Göklerin ve yerin hakimiyeti konusuna ve Allah’ın yarattığı her bir şeye bakmazlar mı? Belki de sonları yaklaşmıştır. Öyleyse Allah’ın sözü dışında hangi söze inanacaklar?” (Araf 7/185)
Tefekkürün yaratılmış ayetlerle de yapılabileceğini, indirilen ve yaratılan ayetlerin uyumunu görmek istemeyenler için ise yapılacak bir şey olmadığını, ölçüsünü inat ve inkar üzerine kuran birisinin hâlinin ne olacağını da bir sonraki ayet söylüyor:
“Allah’ın sapık saydığını, kimse doğru yolda göremez.
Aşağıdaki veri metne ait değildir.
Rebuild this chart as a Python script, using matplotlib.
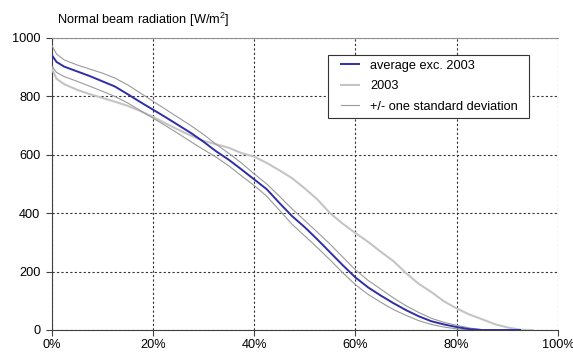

O, onları azgınlıkları içinde bocalar halde bırakır.”(Araf 7/187)
Toparlayacak olursak, Kur’ân’ın bizden istediği tefekkür, doğru bilginin doğru bir ölçüt ile değerlendirilmesi ve doğru sonuca varma çabasıdır. Ancak belirtelim ki, her zaman doğru bir ölçüt ve doğru bilgi ile doğru sonuca varmamız mümkün olmayabilir. Konuyla ilgili bazı ayetleri gözden kaçırmış olabilir ya da beşerî zaaflar sebebiyle mantık hataları yapmış olabiliriz. Bu gibi durumlar için bir mümin sürekli Rabbinin yardımını talep etmeli ve yalnız çalışmak yerine kolektif çalışmaları tercih etmelidir.